[Begin Provided material]

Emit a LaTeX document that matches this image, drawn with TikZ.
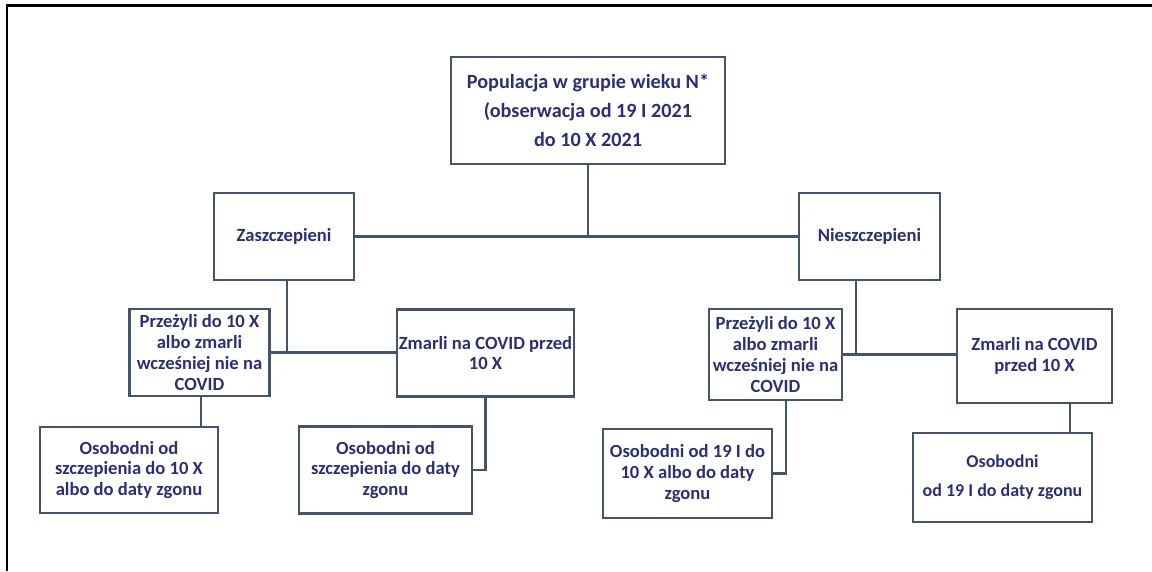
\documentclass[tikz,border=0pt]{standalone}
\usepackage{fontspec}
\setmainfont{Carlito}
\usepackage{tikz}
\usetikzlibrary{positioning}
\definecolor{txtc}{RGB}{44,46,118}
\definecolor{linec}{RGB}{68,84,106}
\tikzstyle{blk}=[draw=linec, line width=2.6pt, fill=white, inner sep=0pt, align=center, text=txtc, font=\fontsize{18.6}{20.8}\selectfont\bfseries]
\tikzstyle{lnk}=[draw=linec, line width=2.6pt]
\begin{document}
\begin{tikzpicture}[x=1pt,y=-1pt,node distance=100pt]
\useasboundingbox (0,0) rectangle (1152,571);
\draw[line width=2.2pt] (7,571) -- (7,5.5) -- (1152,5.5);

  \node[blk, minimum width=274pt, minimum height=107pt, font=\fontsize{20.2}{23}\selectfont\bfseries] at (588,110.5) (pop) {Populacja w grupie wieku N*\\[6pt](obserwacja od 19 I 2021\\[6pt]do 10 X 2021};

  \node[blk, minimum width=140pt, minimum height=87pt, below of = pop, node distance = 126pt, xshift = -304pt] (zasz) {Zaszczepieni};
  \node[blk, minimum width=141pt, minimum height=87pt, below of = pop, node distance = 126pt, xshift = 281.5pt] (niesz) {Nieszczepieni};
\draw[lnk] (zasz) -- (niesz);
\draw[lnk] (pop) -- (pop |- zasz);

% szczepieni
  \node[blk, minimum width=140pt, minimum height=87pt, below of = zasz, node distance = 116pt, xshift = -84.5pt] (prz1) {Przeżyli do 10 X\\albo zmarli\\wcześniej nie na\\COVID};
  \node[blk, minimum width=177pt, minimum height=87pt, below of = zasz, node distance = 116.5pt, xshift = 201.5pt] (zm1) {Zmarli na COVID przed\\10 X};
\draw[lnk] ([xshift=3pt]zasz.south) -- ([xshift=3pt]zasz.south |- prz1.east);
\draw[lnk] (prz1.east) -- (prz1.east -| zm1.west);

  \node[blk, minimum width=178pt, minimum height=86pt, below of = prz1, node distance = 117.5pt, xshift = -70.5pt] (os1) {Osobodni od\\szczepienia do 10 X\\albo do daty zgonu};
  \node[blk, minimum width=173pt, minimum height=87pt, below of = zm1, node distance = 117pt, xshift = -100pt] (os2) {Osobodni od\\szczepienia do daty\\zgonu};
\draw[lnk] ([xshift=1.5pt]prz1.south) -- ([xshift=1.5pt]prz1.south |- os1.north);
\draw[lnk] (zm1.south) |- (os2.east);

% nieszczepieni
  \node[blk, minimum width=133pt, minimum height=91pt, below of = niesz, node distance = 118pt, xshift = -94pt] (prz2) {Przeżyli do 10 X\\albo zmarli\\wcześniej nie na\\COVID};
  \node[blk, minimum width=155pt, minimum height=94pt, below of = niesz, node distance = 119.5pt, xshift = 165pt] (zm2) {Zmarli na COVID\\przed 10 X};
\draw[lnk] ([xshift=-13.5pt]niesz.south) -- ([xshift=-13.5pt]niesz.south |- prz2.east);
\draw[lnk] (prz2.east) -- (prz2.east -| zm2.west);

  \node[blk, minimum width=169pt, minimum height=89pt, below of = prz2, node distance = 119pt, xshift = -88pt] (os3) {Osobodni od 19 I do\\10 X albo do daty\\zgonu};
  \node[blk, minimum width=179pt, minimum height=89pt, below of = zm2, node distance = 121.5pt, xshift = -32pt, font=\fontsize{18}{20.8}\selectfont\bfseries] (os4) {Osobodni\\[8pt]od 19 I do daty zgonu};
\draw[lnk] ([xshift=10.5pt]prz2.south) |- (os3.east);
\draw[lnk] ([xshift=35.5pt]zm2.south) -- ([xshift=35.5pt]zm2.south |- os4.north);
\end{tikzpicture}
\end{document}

[End Provided material]

Without the pictures, repeat the listing above exactly.

__Solution__:
Emit a LaTeX document that matches this image, drawn with TikZ.
\documentclass[tikz,border=0pt]{standalone}
\usepackage{fontspec}
\setmainfont{Carlito}
\usepackage{tikz}
\usetikzlibrary{positioning}
\definecolor{txtc}{RGB}{44,46,118}
\definecolor{linec}{RGB}{68,84,106}
\tikzstyle{blk}=[draw=linec, line width=2.6pt, fill=white, inner sep=0pt, align=center, text=txtc, font=\fontsize{18.6}{20.8}\selectfont\bfseries]
\tikzstyle{lnk}=[draw=linec, line width=2.6pt]
\begin{document}
\begin{tikzpicture}[x=1pt,y=-1pt,node distance=100pt]
\useasboundingbox (0,0) rectangle (1152,571);
\draw[line width=2.2pt] (7,571) -- (7,5.5) -- (1152,5.5);

  \node[blk, minimum width=274pt, minimum height=107pt, font=\fontsize{20.2}{23}\selectfont\bfseries] at (588,110.5) (pop) {Populacja w grupie wieku N*\\[6pt](obserwacja od 19 I 2021\\[6pt]do 10 X 2021};

  \node[blk, minimum width=140pt, minimum height=87pt, below of = pop, node distance = 126pt, xshift = -304pt] (zasz) {Zaszczepieni};
  \node[blk, minimum width=141pt, minimum height=87pt, below of = pop, node distance = 126pt, xshift = 281.5pt] (niesz) {Nieszczepieni};
\draw[lnk] (zasz) -- (niesz);
\draw[lnk] (pop) -- (pop |- zasz);

% szczepieni
  \node[blk, minimum width=140pt, minimum height=87pt, below of = zasz, node distance = 116pt, xshift = -84.5pt] (prz1) {Przeżyli do 10 X\\albo zmarli\\wcześniej nie na\\COVID};
  \node[blk, minimum width=177pt, minimum height=87pt, below of = zasz, node distance = 116.5pt, xshift = 201.5pt] (zm1) {Zmarli na COVID przed\\10 X};
\draw[lnk] ([xshift=3pt]zasz.south) -- ([xshift=3pt]zasz.south |- prz1.east);
\draw[lnk] (prz1.east) -- (prz1.east -| zm1.west);

  \node[blk, minimum width=178pt, minimum height=86pt, below of = prz1, node distance = 117.5pt, xshift = -70.5pt] (os1) {Osobodni od\\szczepienia do 10 X\\albo do daty zgonu};
  \node[blk, minimum width=173pt, minimum height=87pt, below of = zm1, node distance = 117pt, xshift = -100pt] (os2) {Osobodni od\\szczepienia do daty\\zgonu};
\draw[lnk] ([xshift=1.5pt]prz1.south) -- ([xshift=1.5pt]prz1.south |- os1.north);
\draw[lnk] (zm1.south) |- (os2.east);

% nieszczepieni
  \node[blk, minimum width=133pt, minimum height=91pt, below of = niesz, node distance = 118pt, xshift = -94pt] (prz2) {Przeżyli do 10 X\\albo zmarli\\wcześniej nie na\\COVID};
  \node[blk, minimum width=155pt, minimum height=94pt, below of = niesz, node distance = 119.5pt, xshift = 165pt] (zm2) {Zmarli na COVID\\przed 10 X};
\draw[lnk] ([xshift=-13.5pt]niesz.south) -- ([xshift=-13.5pt]niesz.south |- prz2.east);
\draw[lnk] (prz2.east) -- (prz2.east -| zm2.west);

  \node[blk, minimum width=169pt, minimum height=89pt, below of = prz2, node distance = 119pt, xshift = -88pt] (os3) {Osobodni od 19 I do\\10 X albo do daty\\zgonu};
  \node[blk, minimum width=179pt, minimum height=89pt, below of = zm2, node distance = 121.5pt, xshift = -32pt, font=\fontsize{18}{20.8}\selectfont\bfseries] (os4) {Osobodni\\[8pt]od 19 I do daty zgonu};
\draw[lnk] ([xshift=10.5pt]prz2.south) |- (os3.east);
\draw[lnk] ([xshift=35.5pt]zm2.south) -- ([xshift=35.5pt]zm2.south |- os4.north);
\end{tikzpicture}
\end{document}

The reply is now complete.